Luciana Castellina ha polemizzato sul manifesto con un passo dell’intervista di Fausto Bertinotti pubblicata da Repubblica, in particolare riferendosi al passaggio in cui l’ex-segretario di Rifondazione sostiene che sarebbe catastrofico “sostituire la lotta di classe con l’ecologismo”.

Secondo Castellina non si deve contrapporre la prima al secondo, perché sarebbe un errore “che potrebbe ostare molto caro alla sinistra tutta”.

Ma Bertinotti in verità non opera questa contrapposizione e anzi polemizza con chi, come lo storico Donald Sassoon, rischia di cadervi; d’altro canto anche Castellina conclude che bisogna tener insieme lotta di classe ed ecologia, sinistra storica e movimenti. Le posizioni alla fine coincidono e la polemica si stempera.

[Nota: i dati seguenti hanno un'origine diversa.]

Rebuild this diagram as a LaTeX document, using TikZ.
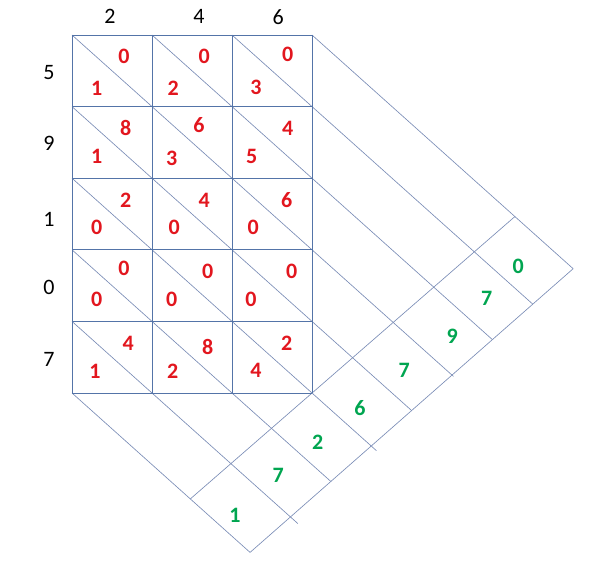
\documentclass[tikz,border=0pt]{standalone}
\usepackage{fontspec}
\setmainfont{Carlito}
\usetikzlibrary{calc}
\definecolor{gridblue}{RGB}{84,116,168}
\definecolor{diagblue}{RGB}{122,140,182}
\definecolor{dred}{RGB}{226,22,30}
\definecolor{dgreen}{RGB}{0,165,80}
\begin{document}
\begin{tikzpicture}[x=1pt,y=-1pt,
  gridline/.style={draw=gridblue,line width=0.9pt},
  diagline/.style={draw=diagblue,line width=0.65pt},
  lab/.style={font=\fontsize{22}{22}\selectfont,text=black,inner sep=0pt},
  rd/.style={font=\fontsize{22}{22}\selectfont\bfseries,text=dred,inner sep=0pt},
  gd/.style={font=\fontsize{22}{22}\selectfont\bfseries,text=dgreen,inner sep=0pt}]
\useasboundingbox (0,0) rectangle (591,564);
% outer and inner band lines
\coordinate (O1) at (575,267);
\coordinate (O2) at (247,555);
\coordinate (I1) at (312,393);
\coordinate (I2) at (412,306);
% diagonal family
\foreach \i/\x/\y/\ext in {0/72/393/0, 1/72/321.4/10, 2/72/249.8/0, 3/72/178.2/7, 4/72/106.6/0, 5/72/35/2, 6/152/35/0, 7/232/35/0, 8/312/35/0}{
  \coordinate (S\i) at (\x,\y);
  \coordinate (T\i) at (\x+80,\y+71.6);
  \coordinate (E\i) at (intersection cs:first line={(S\i)--(T\i)}, second line={(O1)--(O2)});
  \draw[diagline] (S\i) -- ($(E\i)!-\ext pt!(S\i)$);
}
\coordinate (IA) at (intersection cs:first line={(S0)--(T0)}, second line={(I1)--(I2)});
\coordinate (IB) at (intersection cs:first line={(S8)--(T8)}, second line={(I1)--(I2)});
\draw[diagline] (IA) -- (IB);
\draw[diagline] (E0) -- (E8);
% grid
\foreach \x in {72,152,232,312}{
  \draw[gridline] (\x,35) -- (\x,393);
}
\foreach \y in {35,106.6,178.2,249.8,321.4,393}{
  \draw[gridline] (72,\y) -- (312,\y);
}
% headers
\foreach \n/\x/\y/\t in {h1/110/16.7/2, h2/199/16.7/4, h3/278.3/16.7/6,
  v1/49/72.7/5, v2/49/143.3/9, v3/49/219.3/1, v4/49/287.3/0, v5/49/359.3/7}{
  \node[lab] (\n) at (\x,\y) {\t};
}
% red partial products
\foreach \n/\x/\y/\t in {
  a1/124/56/0, a2/96.7/88.3/1, a3/204.3/56/0, a4/173.3/88.3/2, a5/287.7/54.7/0, a6/256/87/3,
  b1/125.7/127.7/8, b2/96.7/156.7/1, b3/199/125/6, b4/171.7/158.3/3, b5/287.7/128.3/4, b6/251.7/156.7/5,
  c1/125.7/200/2, c2/96.7/227.7/0, c3/204.3/200/4, c4/174.3/227.7/0, c5/286.7/200/6, c6/253.3/227.7/0,
  d1/124/268.3/0, d2/96.7/299.3/0, d3/207.7/271.7/0, d4/171.7/299.3/0, d5/291.7/271.7/0, d6/251/299.3/0,
  e1/128.3/343.3/4, e2/95/371.7/1, e3/207.7/346.7/8, e4/172.7/371.7/2, e5/286.7/343.3/2, e6/256/370.7/4}{
  \node[rd] (\n) at (\x,\y) {\t};
}
% green result digits
\foreach \n/\x/\y/\t in {g1/518.3/266.7/0, g2/486.7/298.3/7, g3/452.3/336/9, g4/404.3/370/7,
  g5/360/408.3/6, g6/317.7/442.7/2, g7/278.3/475/7, g8/235/515/1}{
  \node[gd] (\n) at (\x,\y) {\t};
}
\end{tikzpicture}
\end{document}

La critica semmai avrebbe dovuto concentrarsi su un altro aspetto del ragionamento di Bertinotti. Non la contrapposizione fra lotta sociale ed ambientalismo, che non c’è, ma fra lotta sociale e politica, che c’è ed è un vizio inestirpabile della sinistra radicale italiana. Bertinotti infatti si mostra entusiasta delle “tante lotte” che vede svilupparsi nel mondo, dai giovani di Friday for future ai vari movimenti antiautoritari ed egualitari, ma di contro afferma perentoriamente che “la politica è morta e la società si risveglia nella ribellione”.

Proprio questa contrapposizione fra politica e società, l’una morta l’altra viva, l’una burocratica l’altra ribelle, avrebbe meritato attenzione e critica. Perché questa antipolitica di sinistra è una delle cause principali della sua crisi particolarmente in Italia. Bertinotti non a torto paventa nel liberismo dilagante una forma estrema di “neutralizzazione del conflitto di classe”, il pericolo è però che chi alimenta equivoci antipolitici si faccia complice proprio di quella neutralizzazione.

Qui Castellina ha ragione di concludere che se è giusto ripartire da Marx e dalla sua concezione della lotta di classe, innestandola sui temi nuovi dell’ecologia e dei diritti, mai però si deve dimenticare che il primo compito politico oggi e sempre è “aggregare il soggetto antagonista”, riportarlo cioè alla politica, all’organizzazione, al progetto. Perché “non basta la protesta: serve, per far nascere il nuovo soggetto, più mediazione politica e culturale di un tempo”. Occorre più politica, non meno; mai opposizione sociale senza progetto politico.

Alla fine si torna al problema di sempre: un nuovo partito della sinistra del XXI secolo, per il capitalismo del XXI secolo.